Lightweight Latent Reasoning for Narrative Tasks

TL;DR

LiteReason introduces a lightweight Reasoning Projector to enable latent reasoning that can be interleaved with discrete token sampling in narrative tasks. By training the projector with supervised fine-tuning and integrating reinforcement learning, the method achieves near non-latent RL performance while dramatically reducing reasoning length and token usage. Evaluations on Flawed Fictions and Next-Chapter Prediction show substantial token savings during training and inference, with LiteReason outperforming existing latent-reasoning baselines. The approach offers a practical, scalable path to efficient long-context reasoning in narrative settings and invites further exploration of latent architectures and prompting strategies.

Abstract

Large language models (LLMs) tackle complex tasks by generating long chains of thought or "reasoning traces" that act as latent variables in the generation of an output given a query. A model's ability to generate such traces can be optimized with reinforcement learning (RL) to improve their utility in predicting an answer. This optimization comes at a high computational cost, especially for narrative-related tasks that involve retrieving and processing many tokens.
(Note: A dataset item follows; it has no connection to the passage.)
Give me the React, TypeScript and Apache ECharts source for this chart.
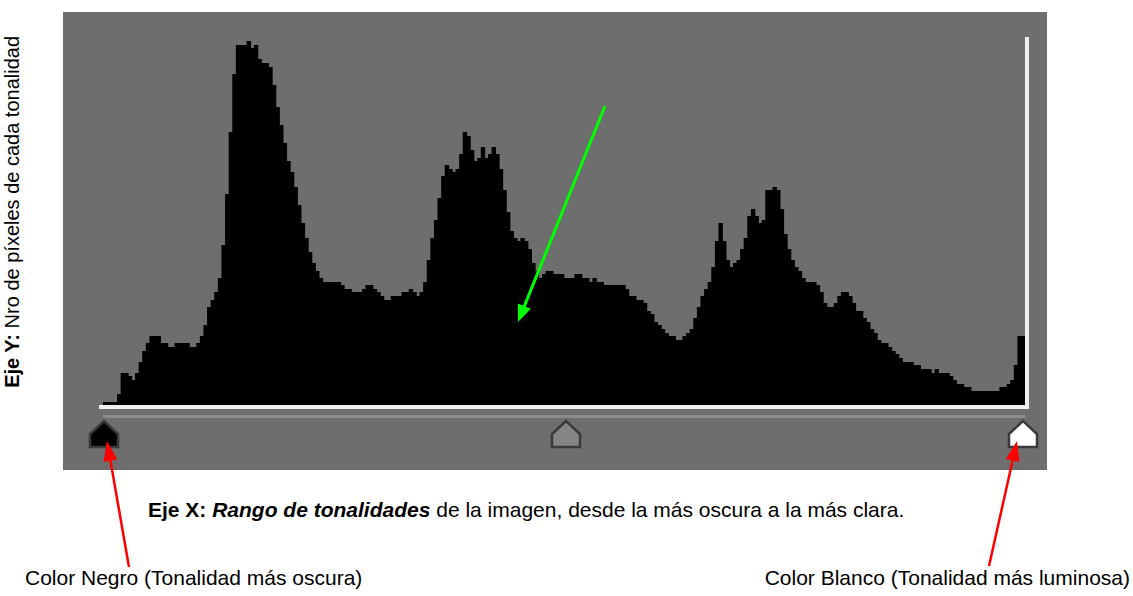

To this end, we propose LiteReason, a latent reasoning method that can be interleaved with standard token sampling and easily combined with RL techniques. LiteReason employs a lightweight Reasoning Projector module, trained to produce continuous latent tokens that help the model 'skip' reasoning steps. During RL, the policy model decides when to activate the projector, switching between latent and discrete reasoning as needed. Experimental results on plot hole detection and book chapter generation show that our method outperforms latent reasoning baselines and comes close to matching non-latent RL training, while reducing final reasoning length by 77-92%. Overall, LiteReason guides RL training to a more efficient part of the performance-computation tradeoff curve.

Figures (4)

• Figure 1: High-level diagram of LiteReason. Discrete sampling (via the LM head) is performed as normal, selecting a token (e.g., $x_1$) and passing its corresponding discrete token embedding, until we encounter special 'implicit-thought' tags represented here by "<bot>". We then switch to latent reasoning mode and use the Reasoning Projector to directly predict continuous token embeddings (e.g., $e_0$) for a number of forward passes before switching back to discrete sampling. We can switch between discrete and reasoning mode multiple times before producing the final answer with discrete sampling. When training the Reasoning Projector we 1) randomly replace reasoning steps with the implicit thought tags and 2) freeze the rest of the LLM and apply a cross-entropy loss on the remaining reasoning steps (discrete tokens).
• Figure 2: Bradley Terry Relative Strength on NCP task. Default refers to the untrained Qwen2.5-7B model. RL-trained is the upper bound trained with non-latent RL. We find relative strengths largely follow the trend of contrastive improvement in \ref{['tab:combined_method_comparisons']}, with RL-training performing the best, followed by LiteReason, and then a gap and the rest of the methods.
• Figure 3: Generated tokens vs Accuracy for the Flawed Fictions benchmark, by model type. Note that the goal is to be to the right (more accurate) and lower (fewer tokens). We find that LiteReason performs significantly more efficiently than the standard RL-Trained model, with only slightly worse performance. Aside from RL-Trained, there is a significant gap in both accuracy (about 20%) and efficiency (about 100 tokens) between LiteReason and the next best method. Thus, we claim our model sits on the same Pareto frontier as the RL-Trained baseline.
• Figure 4: Generated tokens vs Contrastive Improvement for the Next-Chapter Prediction task, by model type. The goal is to be to the right (higher Contrastive Improvement) and lower (fewer tokens). We find that LiteReason performs significantly more efficiently than the standard RL-Trained model, with only slightly worse performance. Aside from RL-Trained, there is a significant gap in both Contrastive Improvement and efficiency between LiteReason and the next best method. Thus, we claim our model sits on the same Pareto frontier as the RL-Trained baseline.